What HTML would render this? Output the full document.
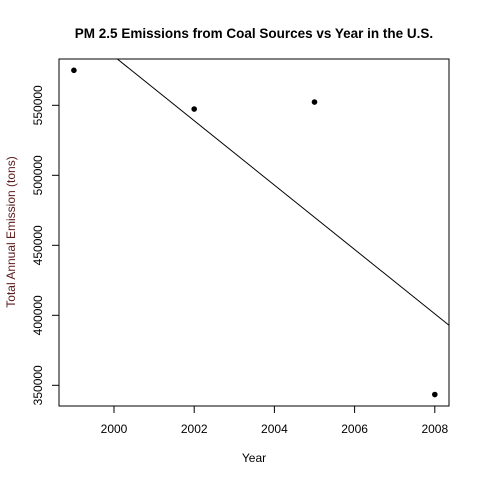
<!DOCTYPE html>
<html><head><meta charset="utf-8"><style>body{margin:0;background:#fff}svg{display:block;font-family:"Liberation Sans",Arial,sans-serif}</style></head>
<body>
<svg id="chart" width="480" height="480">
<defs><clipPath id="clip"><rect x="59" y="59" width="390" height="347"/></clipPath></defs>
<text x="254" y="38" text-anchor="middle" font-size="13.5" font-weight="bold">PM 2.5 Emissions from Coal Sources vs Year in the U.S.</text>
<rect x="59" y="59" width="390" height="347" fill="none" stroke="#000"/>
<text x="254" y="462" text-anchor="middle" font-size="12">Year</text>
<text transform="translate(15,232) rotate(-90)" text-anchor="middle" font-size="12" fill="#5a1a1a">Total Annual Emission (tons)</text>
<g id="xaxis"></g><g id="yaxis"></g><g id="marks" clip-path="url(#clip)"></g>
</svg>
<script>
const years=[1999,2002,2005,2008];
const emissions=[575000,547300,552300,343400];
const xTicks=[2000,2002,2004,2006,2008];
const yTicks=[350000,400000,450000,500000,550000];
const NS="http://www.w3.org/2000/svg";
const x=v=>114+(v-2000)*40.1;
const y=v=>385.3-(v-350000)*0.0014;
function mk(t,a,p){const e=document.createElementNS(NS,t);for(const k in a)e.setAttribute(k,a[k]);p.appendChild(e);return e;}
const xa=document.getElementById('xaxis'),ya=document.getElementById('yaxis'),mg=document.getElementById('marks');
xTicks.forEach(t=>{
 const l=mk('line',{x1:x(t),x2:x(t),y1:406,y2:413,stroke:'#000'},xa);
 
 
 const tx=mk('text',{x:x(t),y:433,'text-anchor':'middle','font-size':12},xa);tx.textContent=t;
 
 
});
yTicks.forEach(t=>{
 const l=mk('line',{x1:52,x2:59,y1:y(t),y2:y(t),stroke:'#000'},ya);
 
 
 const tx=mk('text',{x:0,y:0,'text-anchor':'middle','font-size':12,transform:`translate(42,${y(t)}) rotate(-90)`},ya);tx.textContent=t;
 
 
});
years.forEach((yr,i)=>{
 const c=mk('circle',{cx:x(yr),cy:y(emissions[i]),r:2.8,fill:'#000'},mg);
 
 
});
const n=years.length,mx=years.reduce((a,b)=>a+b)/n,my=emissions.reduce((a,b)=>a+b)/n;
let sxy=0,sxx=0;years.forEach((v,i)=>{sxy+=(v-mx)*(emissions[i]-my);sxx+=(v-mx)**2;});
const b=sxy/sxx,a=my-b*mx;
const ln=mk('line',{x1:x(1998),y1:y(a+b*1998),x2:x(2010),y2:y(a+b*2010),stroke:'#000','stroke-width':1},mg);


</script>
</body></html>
==================================================
Using the data above, print every line exactly, omitting pictures.

What HTML would render this? Output the full document.
<!DOCTYPE html>
<html><head><meta charset="utf-8"><style>body{margin:0;background:#fff}svg{display:block;font-family:"Liberation Sans",Arial,sans-serif}</style></head>
<body>
<svg id="chart" width="480" height="480">
<defs><clipPath id="clip"><rect x="59" y="59" width="390" height="347"/></clipPath></defs>
<text x="254" y="38" text-anchor="middle" font-size="13.5" font-weight="bold">PM 2.5 Emissions from Coal Sources vs Year in the U.S.</text>
<rect x="59" y="59" width="390" height="347" fill="none" stroke="#000"/>
<text x="254" y="462" text-anchor="middle" font-size="12">Year</text>
<text transform="translate(15,232) rotate(-90)" text-anchor="middle" font-size="12" fill="#5a1a1a">Total Annual Emission (tons)</text>
<g id="xaxis"></g><g id="yaxis"></g><g id="marks" clip-path="url(#clip)"></g>
</svg>
<script>
const years=[1999,2002,2005,2008];
const emissions=[575000,547300,552300,343400];
const xTicks=[2000,2002,2004,2006,2008];
const yTicks=[350000,400000,450000,500000,550000];
const NS="http://www.w3.org/2000/svg";
const x=v=>114+(v-2000)*40.1;
const y=v=>385.3-(v-350000)*0.0014;
function mk(t,a,p){const e=document.createElementNS(NS,t);for(const k in a)e.setAttribute(k,a[k]);p.appendChild(e);return e;}
const xa=document.getElementById('xaxis'),ya=document.getElementById('yaxis'),mg=document.getElementById('marks');
xTicks.forEach(t=>{
 const l=mk('line',{x1:x(t),x2:x(t),y1:406,y2:413,stroke:'#000'},xa);
 
 
 const tx=mk('text',{x:x(t),y:433,'text-anchor':'middle','font-size':12},xa);tx.textContent=t;
 
 
});
yTicks.forEach(t=>{
 const l=mk('line',{x1:52,x2:59,y1:y(t),y2:y(t),stroke:'#000'},ya);
 
 
 const tx=mk('text',{x:0,y:0,'text-anchor':'middle','font-size':12,transform:`translate(42,${y(t)}) rotate(-90)`},ya);tx.textContent=t;
 
 
});
years.forEach((yr,i)=>{
 const c=mk('circle',{cx:x(yr),cy:y(emissions[i]),r:2.8,fill:'#000'},mg);
 
 
});
const n=years.length,mx=years.reduce((a,b)=>a+b)/n,my=emissions.reduce((a,b)=>a+b)/n;
let sxy=0,sxx=0;years.forEach((v,i)=>{sxy+=(v-mx)*(emissions[i]-my);sxx+=(v-mx)**2;});
const b=sxy/sxx,a=my-b*mx;
const ln=mk('line',{x1:x(1998),y1:y(a+b*1998),x2:x(2010),y2:y(a+b*2010),stroke:'#000','stroke-width':1},mg);


</script>
</body></html>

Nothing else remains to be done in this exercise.